There is so much design work out there to applaud and so many great designers to follow on Twitter, that I’m getting disoriented by this trail of breadcrumbs that they’re feeding me with. Yes, it’s good to shadow a couple of them and even better to have one of them be your mentor but I’ve built up so much inferiority wondering if I’ll ever be at their level of expertise. I’m getting sick of all this self-doubt. I love the idea of WiFi and Internet and connectivity, but we need to learn where to stop because the Internet is a network of rabbit holes that is too easy to get lost in. We need to relearn how to trust ourselves a little more.

Down, down, down. Would the fall never come to an end? — Alice in Wonderland (drawing by author)

Breaking out of it

My cards are down. I’m not sure how to fix this. I could spiral into another series of articles and videos on the topic of “information overload”. Let’s face it, I probably will do that — but I’m going to try setting some boundaries before going down that rabbit hole. Here’s how:

1 Curated tech & design news

My RSS feed floods me in a sea of articles and galleries of design work that I just have to catch up with everyday. This sounds easy enough to fix — I just need to be more picky with what I consume. But one article leads to another and another and another. It’s easier said than done. Seeing as I’m still in the learning phase, I don’t need to know every new piece of design news and the myriad of tips and tricks for tools that I haven’t mastered.
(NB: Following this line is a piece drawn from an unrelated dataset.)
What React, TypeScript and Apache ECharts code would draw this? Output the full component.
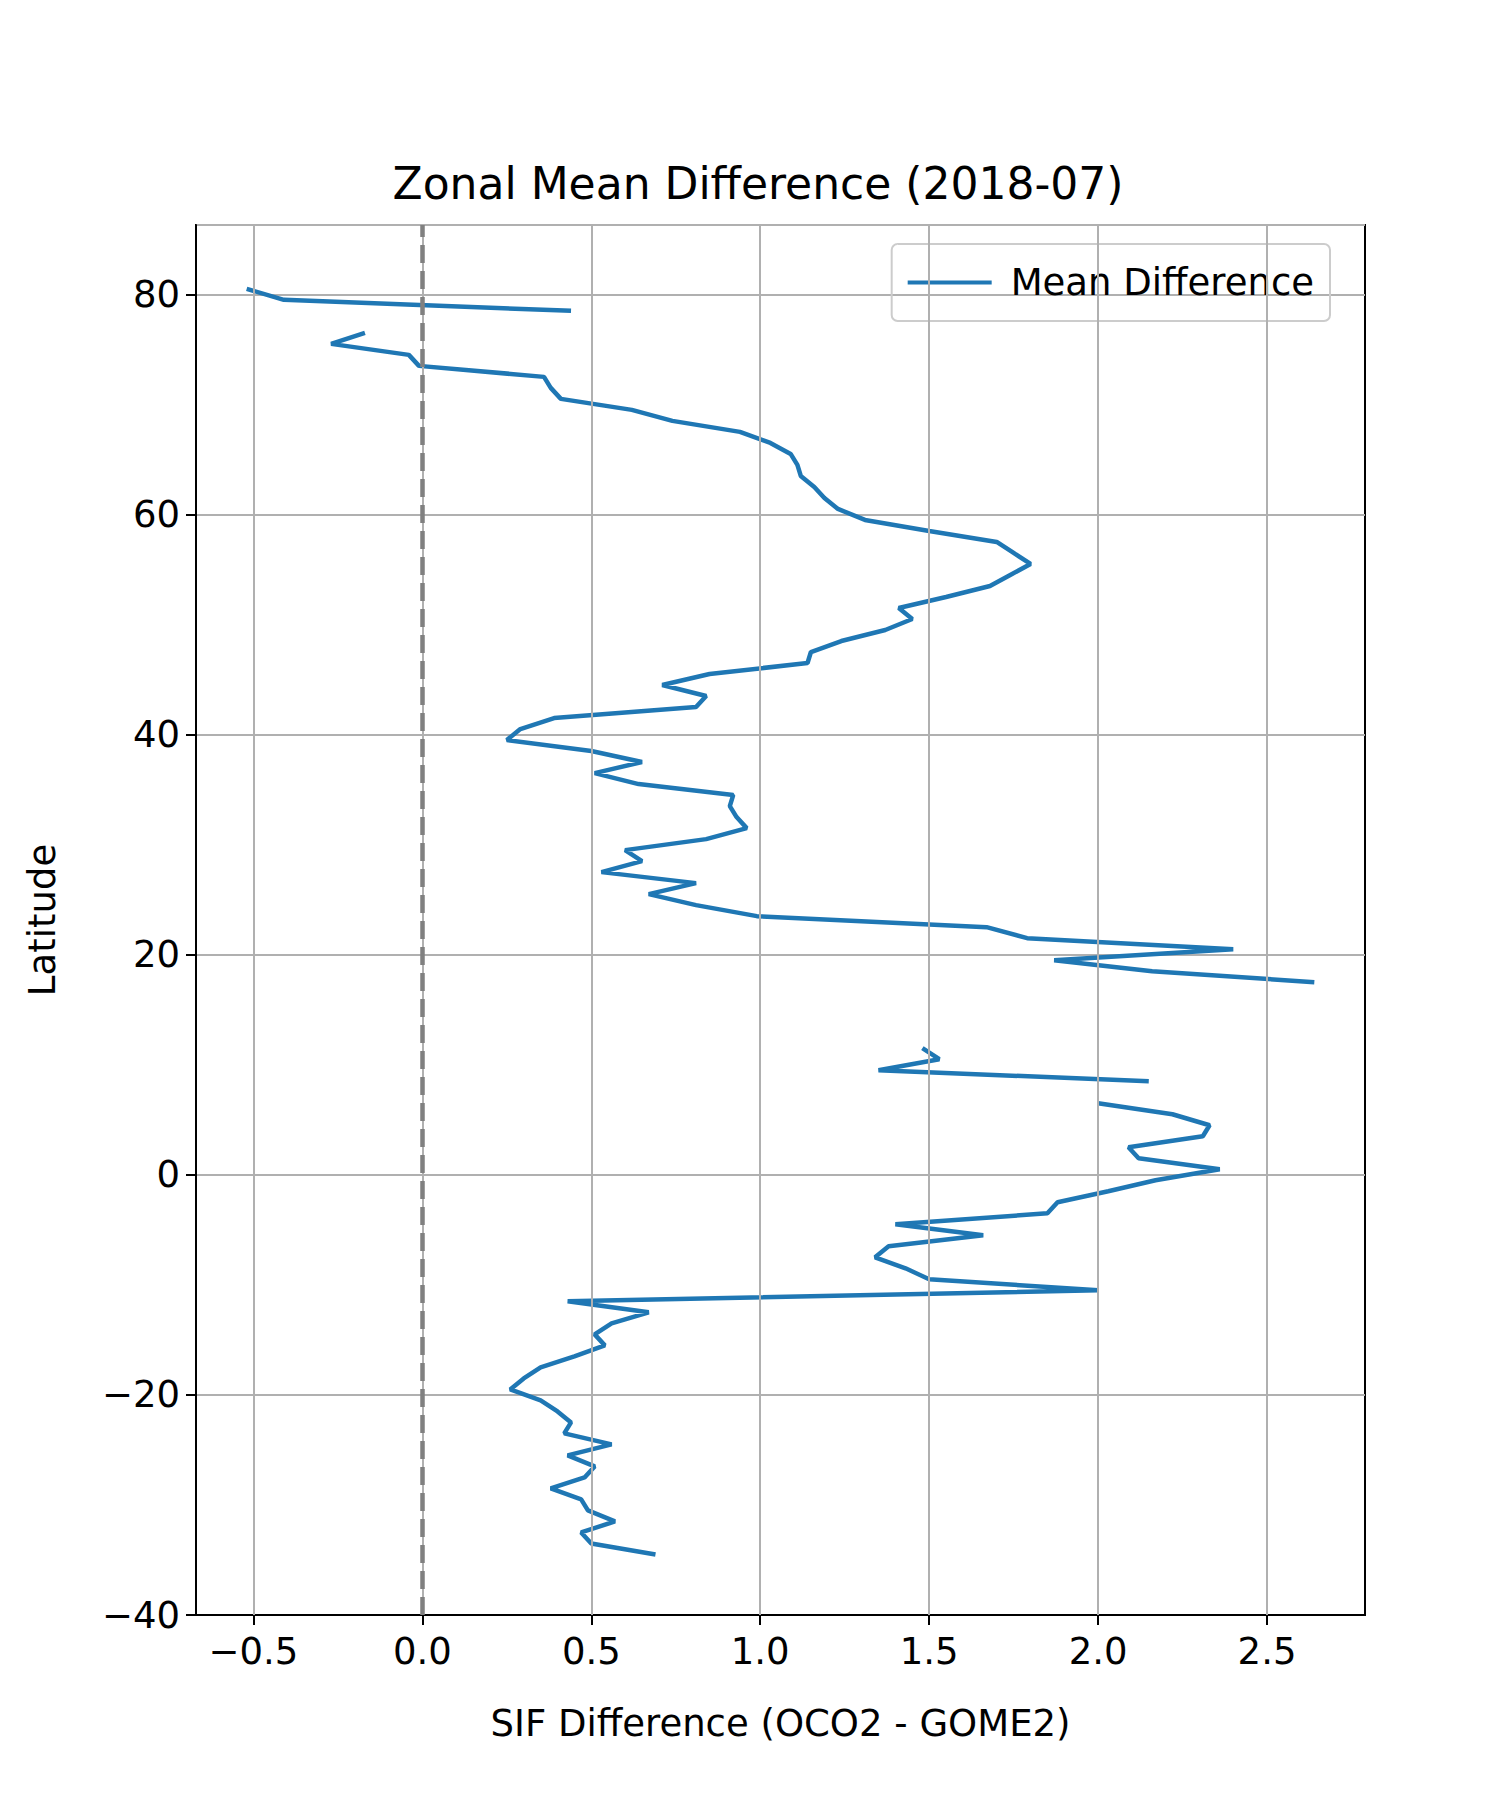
import React, { useEffect, useRef } from "react";
import * as echarts from "echarts";

const latitudes = [80.5,79.5,78.5,77.5,76.5,75.5,74.5,73.5,72.5,71.5,70.5,69.5,68.5,67.5,66.5,65.5,64.5,63.5,62.5,61.5,60.5,59.5,58.5,57.5,56.5,55.5,54.5,53.5,52.5,51.5,50.5,49.5,48.5,47.5,46.5,45.5,44.5,43.5,42.5,41.5,40.5,39.5,38.5,37.5,36.5,35.5,34.5,33.5,32.5,31.5,30.5,29.5,28.5,27.5,26.5,25.5,24.5,23.5,22.5,21.5,20.5,19.5,18.5,17.5,16.5,15.5,14.5,13.5,12.5,11.5,10.5,9.5,8.5,7.5,6.5,5.5,4.5,3.5,2.5,1.5,0.5,-0.5,-1.5,-2.5,-3.5,-4.5,-5.5,-6.5,-7.5,-8.5,-9.5,-10.5,-11.5,-12.5,-13.5,-14.5,-15.5,-16.5,-17.5,-18.5,-19.5,-20.5,-21.5,-22.5,-23.5,-24.5,-25.5,-26.5,-27.5,-28.5,-29.5,-30.5,-31.5,-32.5,-33.5,-34.5];
const meanDiff: (number | null)[] = [-0.52,-0.41,0.44,null,-0.17,-0.27,-0.04,-0.01,0.36,0.38,0.41,0.62,0.74,0.94,1.03,1.09,1.11,1.12,1.16,1.19,1.23,1.31,1.5,1.70,1.75,1.80,1.74,1.68,1.55,1.41,1.45,1.37,1.24,1.15,1.14,0.85,0.71,0.84,0.81,0.39,0.29,0.25,0.50,0.65,0.51,0.64,0.92,0.91,0.93,0.96,0.84,0.60,0.65,0.53,0.81,0.67,0.81,0.99,1.67,1.79,2.40,1.87,2.16,2.64,null,null,null,null,null,1.48,1.53,1.35,2.15,null,2.00,2.22,2.33,2.31,2.09,2.12,2.36,2.17,2.03,1.88,1.85,1.40,1.66,1.38,1.34,1.43,1.50,2.00,0.43,0.67,0.56,0.51,0.54,0.45,0.35,0.30,0.26,0.35,0.40,0.44,0.42,0.56,0.43,0.51,0.48,0.38,0.47,0.49,0.57,0.47,0.50,0.69];
const xTicks = [-0.5,0,0.5,1,1.5,2,2.5];

export default function App() {
  const ref = useRef<HTMLDivElement>(null);
  useEffect(() => {
    const chart = echarts.init(ref.current!, null, { renderer: "svg" });
    const data = latitudes.map((lat, i) => (meanDiff[i] === null ? [null, lat] : [meanDiff[i], lat]));
    const font = "DejaVu Sans";
    chart.setOption({
      animation: false,
      backgroundColor: "#fff",
      textStyle: { fontFamily: font },
      title: { text: "Zonal Mean Difference (2018-07)", left: "center", top: 148, textStyle: { fontFamily: font, fontSize: 44, fontWeight: "normal", color: "#000" } },
      legend: {
        right: 178, top: 236, orient: "vertical", itemWidth: 84, itemHeight: 4, itemGap: 10,
        padding: [20, 16, 20, 16], borderColor: "#ccc", borderWidth: 2, borderRadius: 6,
        textStyle: { fontSize: 37, color: "#000", fontFamily: font, padding: [0, 0, 0, 14] },
        data: [{ name: "Mean Difference", icon: "rect" }],
      },
      grid: { left: 188, right: 143, top: 217, bottom: 193, show: true, borderColor: "#000", borderWidth: 2 },
      xAxis: {
        type: "value", min: -0.67, max: 2.79, interval: 0.5,
        name: "SIF Difference (OCO2 - GOME2)", nameLocation: "middle", nameGap: 90,
        nameTextStyle: { fontSize: 37, color: "#000", fontFamily: font },
        axisLine: { show: true, onZero: false, lineStyle: { color: "#000", width: 2 } },
        axisTick: { show: true, length: 10, customValues: xTicks, lineStyle: { color: "#000", width: 2 } },
        axisLabel: { fontSize: 37, color: "#000", margin: 18, customValues: xTicks, formatter: (v: number) => (v < 0 ? "\u2212" : "") + Math.abs(v).toFixed(1) },
        splitLine: { show: false },
      },
      yAxis: {
        type: "value", min: -40, max: 86.3, interval: 20,
        name: "Latitude", nameLocation: "middle", nameGap: 135,
        nameTextStyle: { fontSize: 37, color: "#000", fontFamily: font },
        axisLine: { show: true, onZero: false, lineStyle: { color: "#000", width: 2 } },
        axisTick: { show: true, length: 10, lineStyle: { color: "#000", width: 2 } },
        axisLabel: { fontSize: 37, color: "#000", margin: 16, showMaxLabel: false, formatter: (v: number) => (v < 0 ? "\u2212" : "") + Math.abs(v) },
        splitLine: { show: true, lineStyle: { color: "#b0b0b0", width: 2 } },
      },
      series: [
        {
          name: "Mean Difference", type: "line", data, showSymbol: false, connectNulls: false,
          lineStyle: { color: "#1f77b4", width: 4.5 }, itemStyle: { color: "#1f77b4" }, z: 3,
          markLine: {
            silent: true, symbol: "none", label: { show: false },
            data: xTicks.map((v) => ({ xAxis: v, lineStyle: { color: "#b0b0b0", width: 2, type: "solid" } })).concat([{ xAxis: 0, lineStyle: { color: "#808080", width: 4.5, type: [18, 8] as any } } as any]),
          },
        },
      ],
    });
    return () => chart.dispose();
  }, []);
  return <div ref={ref} style={{ width: 1500, height: 1800 }} />;
}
For now, catching up on content will be concisely limited to:

  • Sidebar.io— A curated list of 5 design articles everyday in your inbox
  • Alistapart.com — Quality content from the experts of the industry
  • Lapa.ninja & land-book.com — Web design inspiration beautifully categorised
  • Flux & TheFutur on Youtube — Discussions on design and the life of a
  • Quartz mobile app — Headlines and news that matter in 15-minute blocks of conversational-styled UI with perfectly paired GIFs
  • Medium — To support the community and learn from stories of others

2 Timeboxed reading

Of course I’m still going to tap on links of interest when I go through these sites. What’s the point of reading without context? I must let myself look up things of interest and things I’m not sure about. But there will be rules:

  • Limit of 1 dedicated hour of media consumption per day — exceptions made for fillers while waiting for the bus or standing in queues
  • If I go down a rabbit hole, from any of the above links, I will be aware of it and spend no more than 5 minutes or traverse more than 5 links deeper, whichever is up first
  • If I don’t fully grasp something after that, it’s time to crawl back up and note it down for another day or talk about it with my peers to foster discussion instead of going down it myself

3 Accepting the learning curve

This is the most important bit of these three points. I’m going to fail. I’m going to create crappy design work and I need to be okay with it. Very rarely is any design artifact perfect on the first try anyway. I will create crappy work, reflect, and iterate. Crappy work beats no work. I’m going to copy, borrow, and collage the work of the best designers on Dribbble’s top 10 until I can create my own design assets pixel by pixel.

Signing off

Is this going to work? I don’t know, but I sure hope it does. I’m going to find out by putting it into action rather than finding the best methods and apps to fix my information overload problem.

Enough Internet for today. Right now, I’m going to let Shia LaBeouf scream at me for a minute, and then get back to my crossing things off my personal curriculum of self-learning design. Talk about that in another post soon.